Thursday, May 31, 2007

The CDTA #10 on PDA

After my first test with texting for transit information, I decided to revisit another project-- putting a bus schedule into a Palm PDA data file. For this, I used an Open Source project, TrainSched, even though it's older (2003) and designed for trains. The project forked into something called BusSched, though it seems too tied into Dublin's system.

It was a little cumbersome to scrape text from CDTA's PDF schedule and transform it. The steps?
  1. get PDF
  2. print it out
  3. scrape text using select-all
  4. paste into notepad
  5. compare Notepad text to file
  6. pick out blocks of text that seem to correspond to schedule
  7. make a spreadsheet on Google Spreadsheets
  8. make row of stops
  9. save
  10. leave a couple of data rows
  11. paste in columns of schedule text
  12. some other stuff that's hard to explain briefly
  13. save again
  14. export to text
  15. copy text on screen back into another notepad window
  16. save
  17. use some converter program to make a Palm database file
  18. HotSync my PDA
and that's it, in only 18 major steps.
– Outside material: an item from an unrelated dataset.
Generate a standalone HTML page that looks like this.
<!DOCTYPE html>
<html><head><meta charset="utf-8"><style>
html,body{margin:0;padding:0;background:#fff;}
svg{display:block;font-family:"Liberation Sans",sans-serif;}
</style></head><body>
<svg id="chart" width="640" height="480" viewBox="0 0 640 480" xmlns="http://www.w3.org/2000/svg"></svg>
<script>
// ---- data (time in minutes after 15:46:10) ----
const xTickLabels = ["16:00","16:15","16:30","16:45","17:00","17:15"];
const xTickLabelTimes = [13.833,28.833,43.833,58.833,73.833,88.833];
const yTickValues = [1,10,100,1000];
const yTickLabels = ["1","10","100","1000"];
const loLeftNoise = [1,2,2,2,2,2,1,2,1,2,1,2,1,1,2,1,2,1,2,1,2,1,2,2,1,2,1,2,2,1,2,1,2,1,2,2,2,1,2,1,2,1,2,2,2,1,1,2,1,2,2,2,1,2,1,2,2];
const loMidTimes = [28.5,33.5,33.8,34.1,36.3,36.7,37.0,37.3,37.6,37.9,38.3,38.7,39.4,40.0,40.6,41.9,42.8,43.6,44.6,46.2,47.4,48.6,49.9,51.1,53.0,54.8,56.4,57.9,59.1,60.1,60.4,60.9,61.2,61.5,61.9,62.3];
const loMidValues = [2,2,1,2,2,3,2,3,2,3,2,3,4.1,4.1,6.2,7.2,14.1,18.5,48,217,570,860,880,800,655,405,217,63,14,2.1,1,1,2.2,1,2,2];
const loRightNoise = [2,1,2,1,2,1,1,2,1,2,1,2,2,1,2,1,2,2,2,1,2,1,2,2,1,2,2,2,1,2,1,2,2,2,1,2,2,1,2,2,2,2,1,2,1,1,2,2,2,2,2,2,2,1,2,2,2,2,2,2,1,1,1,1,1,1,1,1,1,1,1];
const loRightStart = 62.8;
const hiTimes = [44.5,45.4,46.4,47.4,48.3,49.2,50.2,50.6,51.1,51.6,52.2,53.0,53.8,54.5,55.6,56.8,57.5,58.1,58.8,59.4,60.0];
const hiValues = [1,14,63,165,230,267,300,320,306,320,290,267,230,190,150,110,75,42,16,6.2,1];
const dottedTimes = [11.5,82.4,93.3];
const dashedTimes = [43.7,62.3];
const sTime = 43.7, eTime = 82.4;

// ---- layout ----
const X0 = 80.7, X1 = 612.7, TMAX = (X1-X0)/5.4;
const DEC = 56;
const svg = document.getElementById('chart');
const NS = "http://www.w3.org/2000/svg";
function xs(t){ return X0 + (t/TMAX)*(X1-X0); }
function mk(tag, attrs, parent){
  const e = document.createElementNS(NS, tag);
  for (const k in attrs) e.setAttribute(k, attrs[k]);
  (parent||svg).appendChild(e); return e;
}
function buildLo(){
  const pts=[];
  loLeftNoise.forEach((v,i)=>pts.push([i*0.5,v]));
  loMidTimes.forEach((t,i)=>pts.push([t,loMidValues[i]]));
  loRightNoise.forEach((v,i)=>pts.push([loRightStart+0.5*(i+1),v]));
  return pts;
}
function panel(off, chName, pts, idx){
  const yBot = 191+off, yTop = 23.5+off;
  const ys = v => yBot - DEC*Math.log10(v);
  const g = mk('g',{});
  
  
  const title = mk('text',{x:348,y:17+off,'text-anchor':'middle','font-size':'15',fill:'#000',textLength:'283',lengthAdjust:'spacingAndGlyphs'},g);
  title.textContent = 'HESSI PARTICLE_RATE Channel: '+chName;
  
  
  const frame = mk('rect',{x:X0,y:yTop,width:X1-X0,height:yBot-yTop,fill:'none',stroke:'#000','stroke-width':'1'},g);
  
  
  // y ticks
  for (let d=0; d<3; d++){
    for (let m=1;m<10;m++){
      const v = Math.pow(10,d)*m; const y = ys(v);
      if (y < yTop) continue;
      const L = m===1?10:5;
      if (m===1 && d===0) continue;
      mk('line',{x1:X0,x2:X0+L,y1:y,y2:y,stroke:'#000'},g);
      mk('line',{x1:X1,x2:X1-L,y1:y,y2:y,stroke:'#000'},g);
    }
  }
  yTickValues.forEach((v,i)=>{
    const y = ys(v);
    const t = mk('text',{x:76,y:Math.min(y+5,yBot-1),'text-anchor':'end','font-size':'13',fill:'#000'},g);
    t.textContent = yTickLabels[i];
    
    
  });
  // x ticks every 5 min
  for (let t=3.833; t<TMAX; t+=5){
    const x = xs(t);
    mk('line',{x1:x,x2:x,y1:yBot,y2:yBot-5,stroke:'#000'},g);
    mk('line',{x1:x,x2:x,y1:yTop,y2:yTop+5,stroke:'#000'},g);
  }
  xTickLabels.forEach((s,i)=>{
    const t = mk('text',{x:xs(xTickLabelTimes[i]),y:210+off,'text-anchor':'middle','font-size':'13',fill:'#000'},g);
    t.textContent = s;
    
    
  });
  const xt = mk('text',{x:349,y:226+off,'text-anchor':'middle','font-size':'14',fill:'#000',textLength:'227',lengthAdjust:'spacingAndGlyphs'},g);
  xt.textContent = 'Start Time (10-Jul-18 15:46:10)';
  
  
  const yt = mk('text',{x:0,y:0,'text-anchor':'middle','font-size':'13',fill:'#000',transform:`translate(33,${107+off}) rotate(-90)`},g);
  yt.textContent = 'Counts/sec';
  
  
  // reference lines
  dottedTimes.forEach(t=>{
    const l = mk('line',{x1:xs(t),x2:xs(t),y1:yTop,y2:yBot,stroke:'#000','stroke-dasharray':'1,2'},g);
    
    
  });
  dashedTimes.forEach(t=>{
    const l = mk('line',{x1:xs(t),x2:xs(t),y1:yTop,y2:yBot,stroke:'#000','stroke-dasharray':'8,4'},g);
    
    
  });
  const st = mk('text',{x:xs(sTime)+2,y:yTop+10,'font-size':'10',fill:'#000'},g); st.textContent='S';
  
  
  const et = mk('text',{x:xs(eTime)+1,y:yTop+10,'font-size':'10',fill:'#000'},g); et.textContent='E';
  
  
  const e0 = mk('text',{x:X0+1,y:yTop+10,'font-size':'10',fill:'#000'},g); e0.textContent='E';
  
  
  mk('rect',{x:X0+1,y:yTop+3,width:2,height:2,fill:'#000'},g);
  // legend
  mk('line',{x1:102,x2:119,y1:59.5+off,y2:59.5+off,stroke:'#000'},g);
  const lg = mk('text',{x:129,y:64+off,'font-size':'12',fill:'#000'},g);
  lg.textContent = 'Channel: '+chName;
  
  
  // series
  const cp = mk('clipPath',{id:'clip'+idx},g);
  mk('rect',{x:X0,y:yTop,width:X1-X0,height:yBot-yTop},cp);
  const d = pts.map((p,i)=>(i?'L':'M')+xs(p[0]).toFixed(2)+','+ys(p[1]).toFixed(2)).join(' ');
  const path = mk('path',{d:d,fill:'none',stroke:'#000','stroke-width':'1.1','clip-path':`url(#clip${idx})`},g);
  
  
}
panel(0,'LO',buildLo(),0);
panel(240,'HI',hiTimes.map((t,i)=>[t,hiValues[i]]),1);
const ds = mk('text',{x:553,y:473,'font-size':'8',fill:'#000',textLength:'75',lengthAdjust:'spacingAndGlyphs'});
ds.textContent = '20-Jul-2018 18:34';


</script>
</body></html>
Easy.

Except I noticed that I mixed up the columns for "Executive Park" and "Stuyvesant Plaza" on the Eastbound trip, so I'll have to repeat steps 11-18 tonight.

Tuesday, May 29, 2007

It's the convergence, stupid

In 2003, I had an MP3 player, a cell phone with a camera, and a PalmOS PDA that I used as an eBook reader and an offline web browser. At home, I had a desktop PC with a broadband connection.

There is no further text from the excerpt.